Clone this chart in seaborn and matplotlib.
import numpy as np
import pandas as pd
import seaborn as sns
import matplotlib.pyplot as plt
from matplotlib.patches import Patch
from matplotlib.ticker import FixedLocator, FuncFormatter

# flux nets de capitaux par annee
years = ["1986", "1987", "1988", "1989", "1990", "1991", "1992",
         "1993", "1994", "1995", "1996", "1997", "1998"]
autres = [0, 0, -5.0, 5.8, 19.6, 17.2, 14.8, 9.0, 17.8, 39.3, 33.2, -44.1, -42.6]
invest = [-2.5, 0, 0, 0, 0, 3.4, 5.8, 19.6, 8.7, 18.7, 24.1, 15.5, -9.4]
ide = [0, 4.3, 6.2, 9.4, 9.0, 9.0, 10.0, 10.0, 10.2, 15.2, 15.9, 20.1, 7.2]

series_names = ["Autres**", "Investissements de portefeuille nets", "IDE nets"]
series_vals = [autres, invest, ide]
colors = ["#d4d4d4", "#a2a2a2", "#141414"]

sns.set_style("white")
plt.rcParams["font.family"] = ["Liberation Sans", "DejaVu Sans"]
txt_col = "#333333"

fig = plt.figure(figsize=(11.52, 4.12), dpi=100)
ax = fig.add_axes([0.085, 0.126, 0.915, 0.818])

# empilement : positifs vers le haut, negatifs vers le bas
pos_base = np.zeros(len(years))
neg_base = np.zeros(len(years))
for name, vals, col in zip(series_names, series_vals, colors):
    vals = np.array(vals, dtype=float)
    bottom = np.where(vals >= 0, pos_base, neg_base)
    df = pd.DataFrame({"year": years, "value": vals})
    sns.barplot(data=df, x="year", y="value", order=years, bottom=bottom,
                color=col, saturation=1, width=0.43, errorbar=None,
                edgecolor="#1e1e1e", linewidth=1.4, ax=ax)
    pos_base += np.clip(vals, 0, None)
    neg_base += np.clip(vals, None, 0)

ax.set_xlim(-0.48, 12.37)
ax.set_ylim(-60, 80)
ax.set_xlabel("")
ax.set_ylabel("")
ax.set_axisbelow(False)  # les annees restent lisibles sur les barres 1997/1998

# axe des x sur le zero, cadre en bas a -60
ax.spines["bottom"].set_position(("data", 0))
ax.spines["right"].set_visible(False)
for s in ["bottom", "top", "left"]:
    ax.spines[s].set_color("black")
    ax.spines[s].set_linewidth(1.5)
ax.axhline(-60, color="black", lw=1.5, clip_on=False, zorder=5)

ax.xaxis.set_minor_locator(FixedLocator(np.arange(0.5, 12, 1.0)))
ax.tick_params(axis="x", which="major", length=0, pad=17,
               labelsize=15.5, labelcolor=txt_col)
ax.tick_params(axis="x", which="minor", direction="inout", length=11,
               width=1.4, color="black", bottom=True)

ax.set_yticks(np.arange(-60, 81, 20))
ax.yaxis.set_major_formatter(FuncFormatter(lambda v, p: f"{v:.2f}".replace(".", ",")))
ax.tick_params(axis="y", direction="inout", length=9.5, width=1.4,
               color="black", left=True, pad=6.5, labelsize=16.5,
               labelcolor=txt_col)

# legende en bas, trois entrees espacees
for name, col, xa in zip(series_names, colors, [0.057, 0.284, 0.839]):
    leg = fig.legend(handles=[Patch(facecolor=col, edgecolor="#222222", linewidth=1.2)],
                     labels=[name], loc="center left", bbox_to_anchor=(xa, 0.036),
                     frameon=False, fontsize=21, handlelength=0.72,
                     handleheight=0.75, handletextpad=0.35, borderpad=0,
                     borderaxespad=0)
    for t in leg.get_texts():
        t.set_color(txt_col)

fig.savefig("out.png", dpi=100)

..............................

▸ **AIM OF THE TASK**: Write every line of the material above again, exactly.

▸ **WRITTEN REPLY**:
Clone this chart in seaborn and matplotlib.
import numpy as np
import pandas as pd
import seaborn as sns
import matplotlib.pyplot as plt
from matplotlib.patches import Patch
from matplotlib.ticker import FixedLocator, FuncFormatter

# flux nets de capitaux par annee
years = ["1986", "1987", "1988", "1989", "1990", "1991", "1992",
         "1993", "1994", "1995", "1996", "1997", "1998"]
autres = [0, 0, -5.0, 5.8, 19.6, 17.2, 14.8, 9.0, 17.8, 39.3, 33.2, -44.1, -42.6]
invest = [-2.5, 0, 0, 0, 0, 3.4, 5.8, 19.6, 8.7, 18.7, 24.1, 15.5, -9.4]
ide = [0, 4.3, 6.2, 9.4, 9.0, 9.0, 10.0, 10.0, 10.2, 15.2, 15.9, 20.1, 7.2]

series_names = ["Autres**", "Investissements de portefeuille nets", "IDE nets"]
series_vals = [autres, invest, ide]
colors = ["#d4d4d4", "#a2a2a2", "#141414"]

sns.set_style("white")
plt.rcParams["font.family"] = ["Liberation Sans", "DejaVu Sans"]
txt_col = "#333333"

fig = plt.figure(figsize=(11.52, 4.12), dpi=100)
ax = fig.add_axes([0.085, 0.126, 0.915, 0.818])

# empilement : positifs vers le haut, negatifs vers le bas
pos_base = np.zeros(len(years))
neg_base = np.zeros(len(years))
for name, vals, col in zip(series_names, series_vals, colors):
    vals = np.array(vals, dtype=float)
    bottom = np.where(vals >= 0, pos_base, neg_base)
    df = pd.DataFrame({"year": years, "value": vals})
    sns.barplot(data=df, x="year", y="value", order=years, bottom=bottom,
                color=col, saturation=1, width=0.43, errorbar=None,
                edgecolor="#1e1e1e", linewidth=1.4, ax=ax)
    pos_base += np.clip(vals, 0, None)
    neg_base += np.clip(vals, None, 0)

ax.set_xlim(-0.48, 12.37)
ax.set_ylim(-60, 80)
ax.set_xlabel("")
ax.set_ylabel("")
ax.set_axisbelow(False)  # les annees restent lisibles sur les barres 1997/1998

# axe des x sur le zero, cadre en bas a -60
ax.spines["bottom"].set_position(("data", 0))
ax.spines["right"].set_visible(False)
for s in ["bottom", "top", "left"]:
    ax.spines[s].set_color("black")
    ax.spines[s].set_linewidth(1.5)
ax.axhline(-60, color="black", lw=1.5, clip_on=False, zorder=5)

ax.xaxis.set_minor_locator(FixedLocator(np.arange(0.5, 12, 1.0)))
ax.tick_params(axis="x", which="major", length=0, pad=17,
               labelsize=15.5, labelcolor=txt_col)
ax.tick_params(axis="x", which="minor", direction="inout", length=11,
               width=1.4, color="black", bottom=True)

ax.set_yticks(np.arange(-60, 81, 20))
ax.yaxis.set_major_formatter(FuncFormatter(lambda v, p: f"{v:.2f}".replace(".", ",")))
ax.tick_params(axis="y", direction="inout", length=9.5, width=1.4,
               color="black", left=True, pad=6.5, labelsize=16.5,
               labelcolor=txt_col)

# legende en bas, trois entrees espacees
for name, col, xa in zip(series_names, colors, [0.057, 0.284, 0.839]):
    leg = fig.legend(handles=[Patch(facecolor=col, edgecolor="#222222", linewidth=1.2)],
                     labels=[name], loc="center left", bbox_to_anchor=(xa, 0.036),
                     frameon=False, fontsize=21, handlelength=0.72,
                     handleheight=0.75, handletextpad=0.35, borderpad=0,
                     borderaxespad=0)
    for t in leg.get_texts():
        t.set_color(txt_col)

fig.savefig("out.png", dpi=100)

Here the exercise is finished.